■ Dataset extract:

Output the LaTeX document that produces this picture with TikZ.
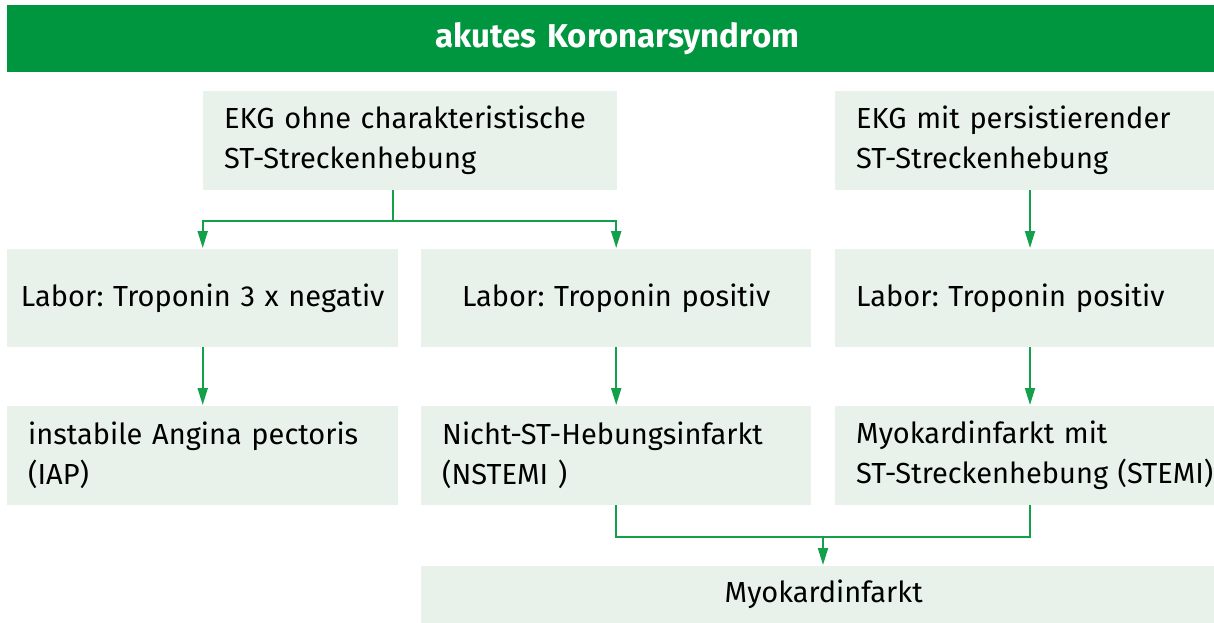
\documentclass[tikz,border=0pt]{standalone}
\usepackage{fontspec}
\setmainfont{Fira Sans}
\usetikzlibrary{arrows.meta}
\definecolor{hdgreen}{RGB}{0,150,64}
\definecolor{boxfill}{RGB}{232,242,234}
\definecolor{lngreen}{RGB}{20,160,75}
\tikzset{
  bx/.style={fill=boxfill, anchor=north west, inner xsep=21pt, inner ysep=0pt,
             minimum height=99pt, font=\fontsize{29}{40}\selectfont},
  ctr/.style={inner xsep=0pt, align=center},
  ln/.style={draw=lngreen, line width=2pt},
  arr/.style={ln, -{Triangle[length=17pt,width=10pt]}, shorten >=1pt},
}
\begin{document}
\frenchspacing
\begin{tikzpicture}[x=1pt,y=-1pt]
\useasboundingbox (0,0) rectangle (1214,623);

% title bar
\node[fill=hdgreen, anchor=north west, minimum height=67pt, inner ysep=0pt,
      inner xsep=0pt, text width=1207pt, align=center,
      text=white, font=\bfseries\fontsize{33}{38}\selectfont]
      (title) at (7,5) {\hspace*{13pt}akutes Koronarsyndrom};

% ECG findings
\node[bx, text width=372pt, align=left] (b1) at (203,91)
  {EKG ohne charakteristische\\ST-Streckenhebung};
\node[bx, text width=362pt, align=left] (b2) at (835,91)
  {EKG mit persistierender\\ST-Streckenhebung};

% laboratory
\node[bx, ctr, text width=391pt, minimum height=98pt] (l1) at (7,249)
  {Labor: Troponin 3 x negativ};
\node[bx, ctr, text width=390pt, minimum height=98pt] (l2) at (421,249)
  {Labor: Troponin positiv};
\node[bx, text width=362pt, minimum height=98pt, align=left] (l3) at (835,249)
  {Labor: Troponin positiv};

% diagnoses
\node[bx, text width=349pt, align=left] (d1) at (7,406)
  {instabile Angina pectoris\\(IAP)};
\node[bx, text width=348pt, align=left] (d2) at (421,406)
  {Nicht-ST-Hebungsinfarkt\\(NSTEMI )};
\node[bx, text width=362pt, align=left] (d3) at (835,406)
  {Myokardinfarkt mit\\ST-Streckenhebung (STEMI)};

% common result
\node[bx, ctr, text width=805pt, minimum height=57pt] (mi) at (421,566)
  {Myokardinfarkt};

% connectors
\coordinate (split) at (393,221);
\coordinate (colR) at (1030,0);
\coordinate (join) at (823,537);

\draw[ln] (b1.south -| split) -- (split);
\draw[arr] (split) -| (l1.north);
\draw[arr] (split) -| (l2.north);
\draw[arr] (b2.south -| colR) -- (l3.north -| colR);

\draw[arr] (l1) -- (d1);
\draw[arr] (l2) -- (d2);
\draw[arr] (l3.south -| colR) -- (d3.north -| colR);

\draw[ln] (d2.south) |- (join) -| (d3.south -| colR);
\draw[arr] (join) -- (mi.north -| join);
\end{tikzpicture}
\end{document}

■ Task to complete: All of the data above should be quoted exactly, except for the pictures.

■ Answer to the task:
Output the LaTeX document that produces this picture with TikZ.
\documentclass[tikz,border=0pt]{standalone}
\usepackage{fontspec}
\setmainfont{Fira Sans}
\usetikzlibrary{arrows.meta}
\definecolor{hdgreen}{RGB}{0,150,64}
\definecolor{boxfill}{RGB}{232,242,234}
\definecolor{lngreen}{RGB}{20,160,75}
\tikzset{
  bx/.style={fill=boxfill, anchor=north west, inner xsep=21pt, inner ysep=0pt,
             minimum height=99pt, font=\fontsize{29}{40}\selectfont},
  ctr/.style={inner xsep=0pt, align=center},
  ln/.style={draw=lngreen, line width=2pt},
  arr/.style={ln, -{Triangle[length=17pt,width=10pt]}, shorten >=1pt},
}
\begin{document}
\frenchspacing
\begin{tikzpicture}[x=1pt,y=-1pt]
\useasboundingbox (0,0) rectangle (1214,623);

% title bar
\node[fill=hdgreen, anchor=north west, minimum height=67pt, inner ysep=0pt,
      inner xsep=0pt, text width=1207pt, align=center,
      text=white, font=\bfseries\fontsize{33}{38}\selectfont]
      (title) at (7,5) {\hspace*{13pt}akutes Koronarsyndrom};

% ECG findings
\node[bx, text width=372pt, align=left] (b1) at (203,91)
  {EKG ohne charakteristische\\ST-Streckenhebung};
\node[bx, text width=362pt, align=left] (b2) at (835,91)
  {EKG mit persistierender\\ST-Streckenhebung};

% laboratory
\node[bx, ctr, text width=391pt, minimum height=98pt] (l1) at (7,249)
  {Labor: Troponin 3 x negativ};
\node[bx, ctr, text width=390pt, minimum height=98pt] (l2) at (421,249)
  {Labor: Troponin positiv};
\node[bx, text width=362pt, minimum height=98pt, align=left] (l3) at (835,249)
  {Labor: Troponin positiv};

% diagnoses
\node[bx, text width=349pt, align=left] (d1) at (7,406)
  {instabile Angina pectoris\\(IAP)};
\node[bx, text width=348pt, align=left] (d2) at (421,406)
  {Nicht-ST-Hebungsinfarkt\\(NSTEMI )};
\node[bx, text width=362pt, align=left] (d3) at (835,406)
  {Myokardinfarkt mit\\ST-Streckenhebung (STEMI)};

% common result
\node[bx, ctr, text width=805pt, minimum height=57pt] (mi) at (421,566)
  {Myokardinfarkt};

% connectors
\coordinate (split) at (393,221);
\coordinate (colR) at (1030,0);
\coordinate (join) at (823,537);

\draw[ln] (b1.south -| split) -- (split);
\draw[arr] (split) -| (l1.north);
\draw[arr] (split) -| (l2.north);
\draw[arr] (b2.south -| colR) -- (l3.north -| colR);

\draw[arr] (l1) -- (d1);
\draw[arr] (l2) -- (d2);
\draw[arr] (l3.south -| colR) -- (d3.north -| colR);

\draw[ln] (d2.south) |- (join) -| (d3.south -| colR);
\draw[arr] (join) -- (mi.north -| join);
\end{tikzpicture}
\end{document}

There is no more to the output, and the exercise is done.